Die Erdbeben dürften demnach wahrscheinlich zu den 20 tödlichsten Erdbeben weltweit seit 1900 gehören, teilte das KIT mit. Schon 11 der 100 tödlichsten Erdbeben seitdem hätten sich in der Türkei ereignet.
Gerade die Region um die Stadt Antakya, die früher Antiochia hieß, sei in der Vergangenheit öfter von schweren Beben betroffen gewesen. »Dieses Gebiet ist geologisch sehr instabil«, erklärte Schäfer. Hier träfen drei tektonische Platten aufeinander. Das letzte ähnlich starke und zerstörerische Beben habe an ähnlicher Stelle im Jahr 1114 stattgefunden. »Damit konnten sich über 900 Jahre lang Spannungen an den Plattengrenzen aufbauen, die sich jetzt entladen haben«, erläuterte der Experte.

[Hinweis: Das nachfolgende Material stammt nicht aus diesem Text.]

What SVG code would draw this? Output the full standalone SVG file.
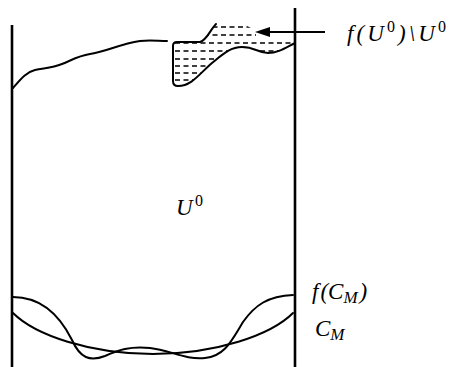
<svg xmlns="http://www.w3.org/2000/svg" width="450" height="367" viewBox="0 0 450 367">
<style>
.wall{stroke:#000;stroke-width:2.6;fill:none}
.crv{stroke:#000;stroke-width:2;fill:none;stroke-linejoin:round;stroke-linecap:round}
.hatch{stroke:#000;stroke-width:1.6;stroke-dasharray:5 3.5}
text{font-family:'Liberation Serif','DejaVu Serif',serif;font-style:italic;font-size:23px;fill:#000}
.up{font-style:normal}
</style>
<defs>
<clipPath id="reg">
<path d="M173,45 Q173,42 177,42 L200,42 C207,40 210,30 216,24 L244,24 L256,31 L256,38 L295,38 L295,44 C285,48 278,53 268,53 C258,53 255,47 242,47 C230,47 222,55 212,63 C200,73 192,86 178,86 Q173,86 173,81 Z"/>
</clipPath>
</defs>
<g id="walls">
<line class="wall" x1="12" y1="25" x2="12" y2="367"/>
<line class="wall" x1="295" y1="8" x2="295" y2="367"/>
</g>
<g id="boundary">
<path class="crv" d="M13,88 C20,80 26,72 35,70 C44,68 52,68 62,64 C72,60 78,56 90,54 C105,52 120,44 140,41 C150,40 158,41 167,41"/>
</g>
<g id="region">
<g clip-path="url(#reg)">
<line class="hatch" x1="170" y1="27" x2="300" y2="27"/>
<line class="hatch" x1="170" y1="35" x2="300" y2="35"/>
<line class="hatch" x1="175" y1="43" x2="300" y2="43"/>
<line class="hatch" x1="175" y1="51" x2="300" y2="51"/>
<line class="hatch" x1="175" y1="59" x2="300" y2="59"/>
<line class="hatch" x1="175" y1="66" x2="300" y2="66"/>
<line class="hatch" x1="175" y1="73" x2="300" y2="73"/>
<line class="hatch" x1="175" y1="80" x2="300" y2="80"/>
</g>
<path class="crv" d="M216,24 C210,30 207,40 200,42 L177,42 Q173,42 173,46 L173,81 Q173,86 178,86 C192,86 200,73 212,63 C222,55 230,47 242,47 C255,47 258,53 268,53 C278,53 285,48 295,43"/>
</g>
<g id="connectors">
<line x1="325" y1="32" x2="266" y2="32" stroke="#000" stroke-width="1.8"/>
<polygon points="255,32 270,27 270,37" fill="#000"/>
</g>
<g id="curves">
<path class="crv" d="M13,313 C35,335 90,354 153,354 C216,354 271,335 293,313"/>
<path class="crv" d="M13,297 C45,297 62,320 72,340 C80,358 90,362 105,356 C118,350 130,346 150,348 C170,350 185,360 205,358 C225,356 232,340 243,322 C255,305 268,296 293,295"/>
</g>
<g id="labels">
<text x="347" y="41" textLength="99" lengthAdjust="spacing">f(U<tspan class="up" font-size="16" dy="-9">0</tspan><tspan dy="9">)\U</tspan><tspan class="up" font-size="16" dy="-9">0</tspan></text>
<text x="176" y="215" textLength="27" lengthAdjust="spacing">U<tspan class="up" font-size="16" dy="-9">0</tspan></text>
<text x="312" y="299" font-size="24">f<tspan dx="2">(C</tspan><tspan font-size="17" dy="4">M</tspan><tspan dx="2" dy="-4">)</tspan></text>
<text x="315" y="336" font-size="24">C<tspan font-size="17" dy="4">M</tspan></text>
</g>
</svg>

Ähnliches lasse sich über die südlich angrenzende Störungszone des Toten Meeres sagen, in der sich ebenfalls zuletzt im 12. Jahrhundert mehrere sehr schwere Erdbeben ereigneten. »Es ist absehbar, dass diese Verwerfung erneut brechen wird und schwere Schäden von Aleppo bis nach Jerusalem anrichten könnte - je nachdem, welcher Abschnitt der Störungszone seine Energie freisetzt«, teilte Schäfer mit. Unklar sei nur, wann es so weit ist. Das lasse sich nicht vorhersagen.
Eine Gruppe des Centers for Disaster Management and Risk Reduction Technology (CEDIM) am KIT hat jetzt mit der Risklayer GmbH, einer Ausgründung aus der Universität, einen ersten Schadensbericht zu den Erdbeben vorgelegt. Demnach dürfte der Sachschaden infolge der Beben mehr als zehn Milliarden US-Dollar betragen.
In der Nacht auf den 7. Februar hatte es den Fachleuten zufolge neben zwei Haupterdbeben mehr als 270 Nachbeben mit einer Stärke von mindestens 4,0 gegeben. »Viele dieser Beben führten zu weiteren Schäden, da viele Gebäude bereits durch eines der beiden Hauptbeben vorgeschädigt waren«, heißt es in dem Bericht. »Nachbeben können über Wochen, Monate und sogar Jahre andauern. Sie nehmen jedoch an Häufigkeit ab je länger das Hauptbeben zurückliegt.«
Das CEDIM ist eine interdisziplinäre Einrichtung des KIT und forscht zu Katastrophen, Risiken und Sicherheit. Zuletzt hatte die Forschungsgruppe im Jahr 2021 einen Bericht zum Hochwasser in Mitteleuropa - unter anderem in Deutschland im Ahrtal - vorgelegt.